スティーヴンが大統領と対峙する場面でも、その結果は見せず、後の展開で観客は知ることになる。スティーヴンの上司ポール(フィリップ・シーモア・ホフマンが抜群!)が大統領に首にされる瞬間は、遠くから二人が乗る車を映すだけ。その後のポールとスティーヴンの静かな会話の妙。
そしてホフマンを始めとして、敵陣営の参謀を演じるポール・ジアマッティ、研修生役のエヴァン・レイチェル・ウッドなど脇役もいい。役者たちのちょっとした表情の変化でドラマを見せるやり方も、昔風かもしれない。時おり出てくる顔のドアップが効いている。

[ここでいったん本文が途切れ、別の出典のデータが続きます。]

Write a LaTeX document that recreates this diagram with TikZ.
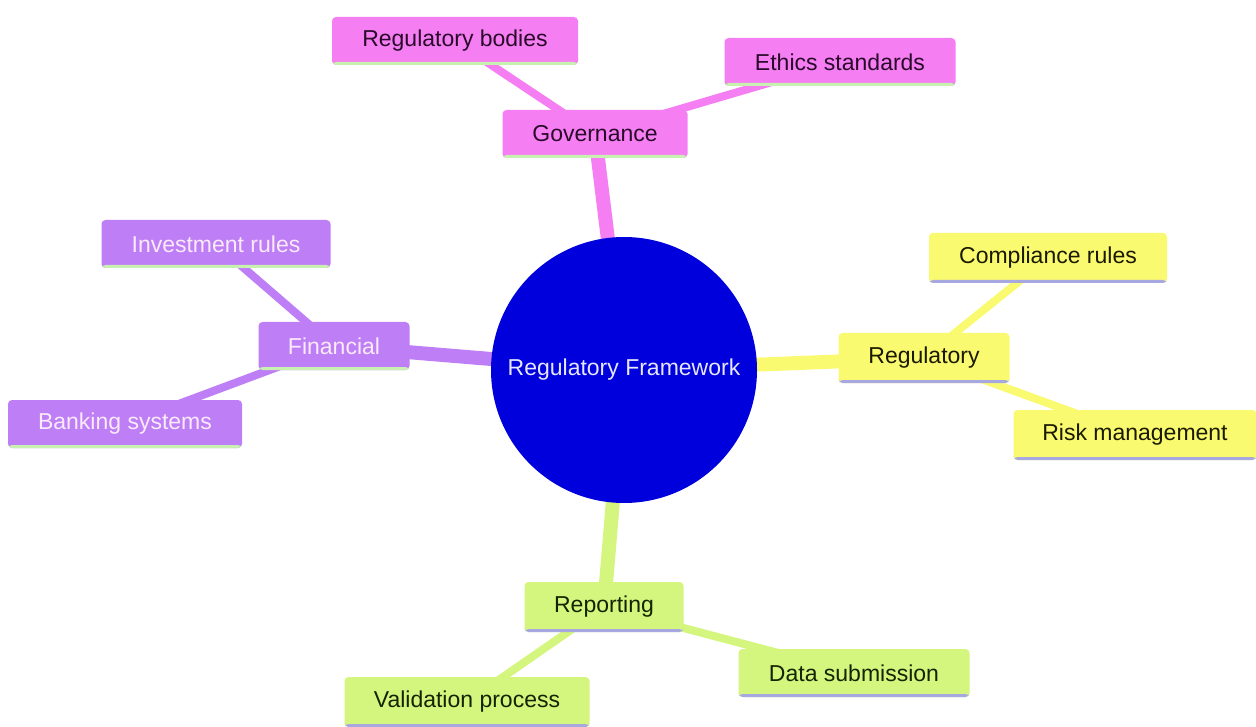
\documentclass[tikz,border=0pt]{standalone}
\usepackage{fontspec}
\setmainfont{Liberation Sans}
\pgfdeclarelayer{bg}
\pgfsetlayers{bg,main}
\definecolor{magF}{HTML}{F47EF2}
\definecolor{magT}{HTML}{2A0A2A}
\definecolor{purF}{HTML}{BE7EF6}
\definecolor{purT}{HTML}{FAEAFA}
\definecolor{yelF}{HTML}{FAFA70}
\definecolor{yelT}{HTML}{1A1A00}
\definecolor{grnF}{HTML}{D4F57E}
\definecolor{grnT}{HTML}{142400}
\definecolor{greenline}{HTML}{C8F0B0}
\definecolor{lavline}{HTML}{A8A8E0}
\definecolor{rootF}{HTML}{0000DC}
\definecolor{rootT}{HTML}{E6E6FF}
\begin{document}
\begin{tikzpicture}[x=1pt,y=-1pt,
  box/.style={rounded corners=4pt, minimum height=48pt, inner sep=0pt,
    font=\fontsize{23}{27}\selectfont},
  mag/.style={box, fill=magF, text=magT, path picture={\fill[greenline] ([yshift=3pt]path picture bounding box.south west) rectangle (path picture bounding box.south east);}},
  pur/.style={box, fill=purF, text=purT, path picture={\fill[greenline] ([yshift=3pt]path picture bounding box.south west) rectangle (path picture bounding box.south east);}},
  yel/.style={box, fill=yelF, text=yelT, path picture={\fill[lavline] ([yshift=3pt]path picture bounding box.south west) rectangle (path picture bounding box.south east);}},
  grn/.style={box, fill=grnF, text=grnT, path picture={\fill[lavline] ([yshift=3pt]path picture bounding box.south west) rectangle (path picture bounding box.south east);}},
  thick1/.style={line width=14pt},
  thick2/.style={line width=8pt}]
\useasboundingbox (0,0) rectangle (1256,727);

\node[circle, fill=rootF, text=rootT, minimum size=266pt, inner sep=0pt,
  font=\fontsize{23}{27}\selectfont] (root) at (624,370) {Regulatory Framework};

\node[mag, minimum width=246pt] (bodies) at (455,41) {Regulatory bodies};
\node[mag, minimum width=231pt] (ethics) at (840,62) {Ethics standards};
\node[mag, minimum width=185pt] (gov) at (595,134) {Governance};

\node[pur, minimum width=229pt] (invest) at (216,244) {Investment rules};
\node[pur, minimum width=151pt] (fin) at (334,346) {Financial};
\node[pur, minimum width=234pt] (bank) at (125,424) {Banking systems};

\node[yel, minimum width=238pt, minimum height=50pt] (comp) at (1048,258) {Compliance rules};
\node[yel, minimum width=171pt, minimum height=50pt] (reg) at (924,358) {Regulatory};
\node[yel, minimum width=243pt, minimum height=50pt] (risk) at (1135,435) {Risk management};

\node[grn, minimum width=159pt, minimum height=50pt] (rep) at (604,607) {Reporting};
\node[grn, minimum width=231pt] (data) at (854,673) {Data submission};
\node[grn, minimum width=245pt, minimum height=50pt] (valid) at (467,702) {Validation process};

\begin{pgfonlayer}{bg}
\draw[magF, thick1] (root.center) -- (gov.center);
\draw[magF, thick2] (gov.center) -- (bodies.center);
\draw[magF, thick2] (gov.center) -- (ethics.center);
\draw[purF, thick1] (root.center) -- (fin.center);
\draw[purF, thick2] (fin.center) -- (invest.center);
\draw[purF, thick2] (fin.center) -- (bank.center);
\draw[yelF, thick1] (root.center) -- (reg.center);
\draw[yelF, thick2] (reg.center) -- (comp.center);
\draw[yelF, thick2] (reg.center) -- (risk.center);
\draw[grnF, thick1] (root.center) -- (rep.center);
\draw[grnF, thick2] (rep.center) -- (data.center);
\draw[grnF, thick2] (rep.center) -- (valid.center);
\end{pgfonlayer}
\end{tikzpicture}
\end{document}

大統領選の若いスタッフが騙し、騙されながらプロになってゆく過程を描いた映画だが、むしろ軽やかな印象を持つのは、こうした省略の美学からなるところが大きい。これはかつてヒッチコックでもビリー・ワイルダーでも良質のアメリカ映画ならみんなやっていたことだが、「見せる」ことに重点を置いた最近の映画には少なくなった。
『グッドナイト』に比べたら、娯楽性たっぷりだが、それでも渋い映画だ。そのせいか、封切り2日目で料金1000円の「映画の日」にもかかわらず、丸の内ピカデリーは3割も客がいなかった。この繊細なサスペンスは、映画館で味わってほしいのだが。